What you have to do
Search the records below for the word "file". Pull out each line that has it.

(Entries with chart source code)
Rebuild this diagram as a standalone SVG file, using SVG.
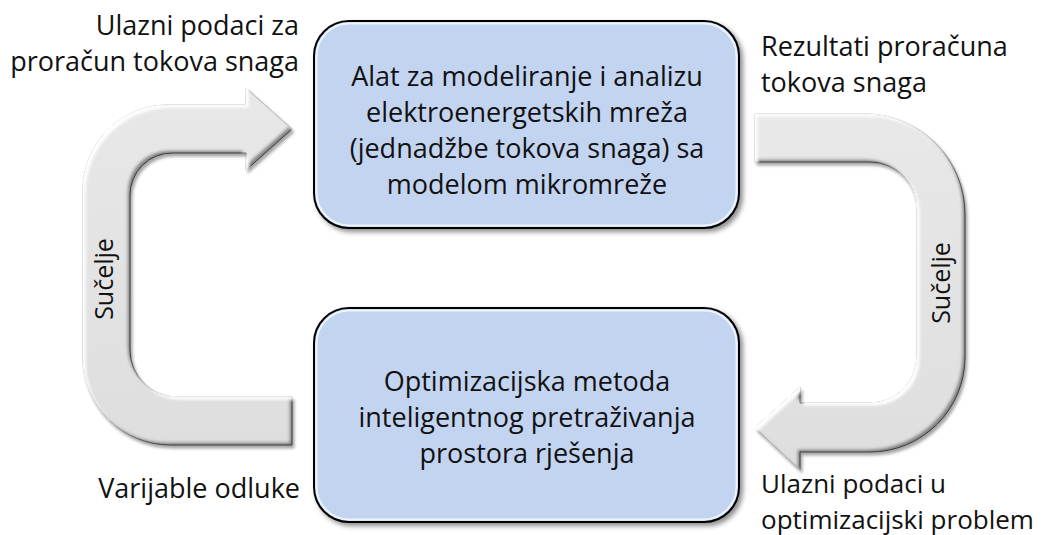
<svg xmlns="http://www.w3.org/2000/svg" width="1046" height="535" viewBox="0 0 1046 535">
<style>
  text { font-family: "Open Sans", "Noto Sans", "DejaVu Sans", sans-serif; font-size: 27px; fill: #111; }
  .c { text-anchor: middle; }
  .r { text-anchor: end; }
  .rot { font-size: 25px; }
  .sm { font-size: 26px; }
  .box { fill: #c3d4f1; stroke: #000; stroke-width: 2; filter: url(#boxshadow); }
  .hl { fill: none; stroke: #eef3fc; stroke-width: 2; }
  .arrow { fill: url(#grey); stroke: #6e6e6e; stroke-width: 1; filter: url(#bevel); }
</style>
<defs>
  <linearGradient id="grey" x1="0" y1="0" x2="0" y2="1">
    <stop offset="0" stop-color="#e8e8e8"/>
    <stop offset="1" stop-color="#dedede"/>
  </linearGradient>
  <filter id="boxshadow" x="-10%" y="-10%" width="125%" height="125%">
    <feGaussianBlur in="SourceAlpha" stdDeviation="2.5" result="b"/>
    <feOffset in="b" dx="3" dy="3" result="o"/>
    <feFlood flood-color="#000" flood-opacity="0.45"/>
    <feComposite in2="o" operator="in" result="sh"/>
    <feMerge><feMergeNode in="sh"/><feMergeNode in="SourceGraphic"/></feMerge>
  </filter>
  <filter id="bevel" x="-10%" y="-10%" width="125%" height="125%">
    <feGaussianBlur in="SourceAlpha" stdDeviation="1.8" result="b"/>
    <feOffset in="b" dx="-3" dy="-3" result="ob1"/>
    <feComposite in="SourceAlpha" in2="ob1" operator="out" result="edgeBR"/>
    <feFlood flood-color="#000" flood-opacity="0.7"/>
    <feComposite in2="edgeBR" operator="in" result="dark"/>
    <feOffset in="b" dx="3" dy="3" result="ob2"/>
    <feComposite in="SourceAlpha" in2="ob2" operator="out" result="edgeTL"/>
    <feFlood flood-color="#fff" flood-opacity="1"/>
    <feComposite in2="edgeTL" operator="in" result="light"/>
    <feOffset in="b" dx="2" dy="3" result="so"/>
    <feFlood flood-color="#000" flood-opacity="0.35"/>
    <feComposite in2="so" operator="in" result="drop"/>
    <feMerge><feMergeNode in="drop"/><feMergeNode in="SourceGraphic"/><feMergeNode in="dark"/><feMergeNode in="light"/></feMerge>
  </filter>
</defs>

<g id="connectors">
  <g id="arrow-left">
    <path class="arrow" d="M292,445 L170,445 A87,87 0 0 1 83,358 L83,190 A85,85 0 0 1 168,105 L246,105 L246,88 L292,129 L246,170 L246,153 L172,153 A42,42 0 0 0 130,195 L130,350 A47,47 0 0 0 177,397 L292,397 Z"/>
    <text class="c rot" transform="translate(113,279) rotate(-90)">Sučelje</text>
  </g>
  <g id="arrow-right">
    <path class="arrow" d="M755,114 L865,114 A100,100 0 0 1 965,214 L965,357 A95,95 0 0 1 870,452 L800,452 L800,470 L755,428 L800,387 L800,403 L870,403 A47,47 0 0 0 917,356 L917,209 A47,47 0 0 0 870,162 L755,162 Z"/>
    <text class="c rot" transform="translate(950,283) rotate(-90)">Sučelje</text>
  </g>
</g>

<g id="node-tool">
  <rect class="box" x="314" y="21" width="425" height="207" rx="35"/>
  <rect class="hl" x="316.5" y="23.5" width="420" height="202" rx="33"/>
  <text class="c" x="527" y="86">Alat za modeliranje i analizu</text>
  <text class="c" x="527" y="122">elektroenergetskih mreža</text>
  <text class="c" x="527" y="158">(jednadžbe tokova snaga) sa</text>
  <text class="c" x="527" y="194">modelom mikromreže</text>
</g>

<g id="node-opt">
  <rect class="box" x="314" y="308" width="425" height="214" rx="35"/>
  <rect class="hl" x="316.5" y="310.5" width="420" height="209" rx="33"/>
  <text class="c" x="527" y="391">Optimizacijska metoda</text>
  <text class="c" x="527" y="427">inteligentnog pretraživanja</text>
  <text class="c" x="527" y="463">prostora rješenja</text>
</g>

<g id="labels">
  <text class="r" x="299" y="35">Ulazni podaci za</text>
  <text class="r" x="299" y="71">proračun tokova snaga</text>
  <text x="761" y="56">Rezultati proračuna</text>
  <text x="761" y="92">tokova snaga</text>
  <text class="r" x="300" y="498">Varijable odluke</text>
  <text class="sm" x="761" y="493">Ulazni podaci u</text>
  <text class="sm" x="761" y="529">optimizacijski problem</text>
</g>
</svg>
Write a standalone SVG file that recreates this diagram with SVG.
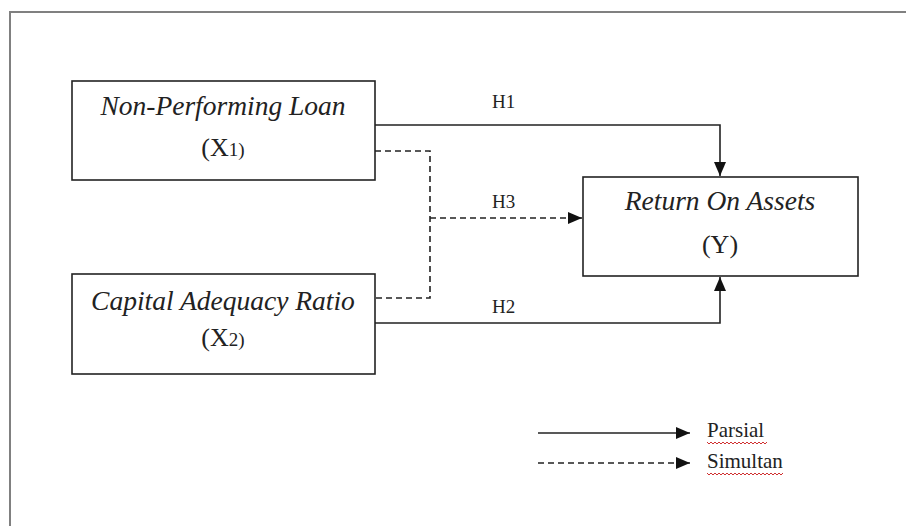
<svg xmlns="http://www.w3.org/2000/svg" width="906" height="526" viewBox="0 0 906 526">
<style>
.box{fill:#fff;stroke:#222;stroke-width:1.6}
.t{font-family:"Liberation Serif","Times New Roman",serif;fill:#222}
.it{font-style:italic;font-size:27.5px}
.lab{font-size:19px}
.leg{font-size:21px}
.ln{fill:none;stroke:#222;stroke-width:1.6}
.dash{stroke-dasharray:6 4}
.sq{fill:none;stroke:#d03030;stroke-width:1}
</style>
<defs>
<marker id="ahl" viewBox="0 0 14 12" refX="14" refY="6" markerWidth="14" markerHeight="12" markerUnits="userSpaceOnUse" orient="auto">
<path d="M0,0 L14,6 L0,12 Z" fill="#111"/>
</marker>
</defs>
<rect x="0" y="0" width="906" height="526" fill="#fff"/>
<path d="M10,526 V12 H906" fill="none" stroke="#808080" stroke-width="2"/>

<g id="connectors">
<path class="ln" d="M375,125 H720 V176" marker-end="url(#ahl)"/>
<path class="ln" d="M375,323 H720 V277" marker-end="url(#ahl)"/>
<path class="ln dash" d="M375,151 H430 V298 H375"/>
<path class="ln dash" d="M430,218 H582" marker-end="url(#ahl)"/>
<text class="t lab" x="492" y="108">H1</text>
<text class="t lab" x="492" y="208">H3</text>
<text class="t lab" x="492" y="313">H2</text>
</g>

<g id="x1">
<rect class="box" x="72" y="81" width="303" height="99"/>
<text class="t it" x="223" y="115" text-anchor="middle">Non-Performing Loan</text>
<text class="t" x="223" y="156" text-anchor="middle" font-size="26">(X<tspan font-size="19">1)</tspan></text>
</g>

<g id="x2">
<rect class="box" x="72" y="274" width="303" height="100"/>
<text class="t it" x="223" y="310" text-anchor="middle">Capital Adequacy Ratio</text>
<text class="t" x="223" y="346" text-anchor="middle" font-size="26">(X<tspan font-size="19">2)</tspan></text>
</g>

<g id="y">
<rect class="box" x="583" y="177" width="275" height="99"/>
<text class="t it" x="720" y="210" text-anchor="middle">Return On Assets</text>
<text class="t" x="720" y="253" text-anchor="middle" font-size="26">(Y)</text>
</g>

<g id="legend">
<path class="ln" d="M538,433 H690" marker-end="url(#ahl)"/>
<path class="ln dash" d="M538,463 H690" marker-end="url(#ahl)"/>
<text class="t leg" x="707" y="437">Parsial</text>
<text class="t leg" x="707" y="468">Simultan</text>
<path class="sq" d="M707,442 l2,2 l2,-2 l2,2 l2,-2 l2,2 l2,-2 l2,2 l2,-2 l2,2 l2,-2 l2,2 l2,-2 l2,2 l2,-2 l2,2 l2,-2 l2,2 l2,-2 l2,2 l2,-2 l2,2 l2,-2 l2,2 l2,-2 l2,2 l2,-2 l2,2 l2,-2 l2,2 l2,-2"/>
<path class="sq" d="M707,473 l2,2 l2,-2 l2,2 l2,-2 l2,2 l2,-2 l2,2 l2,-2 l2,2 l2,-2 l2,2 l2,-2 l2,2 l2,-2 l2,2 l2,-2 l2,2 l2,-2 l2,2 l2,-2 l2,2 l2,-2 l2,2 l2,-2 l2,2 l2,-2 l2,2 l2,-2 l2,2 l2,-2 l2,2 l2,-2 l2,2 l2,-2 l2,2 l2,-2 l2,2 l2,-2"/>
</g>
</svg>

Solution to this problem
Rebuild this diagram as a standalone SVG file, using SVG.
Write a standalone SVG file that recreates this diagram with SVG.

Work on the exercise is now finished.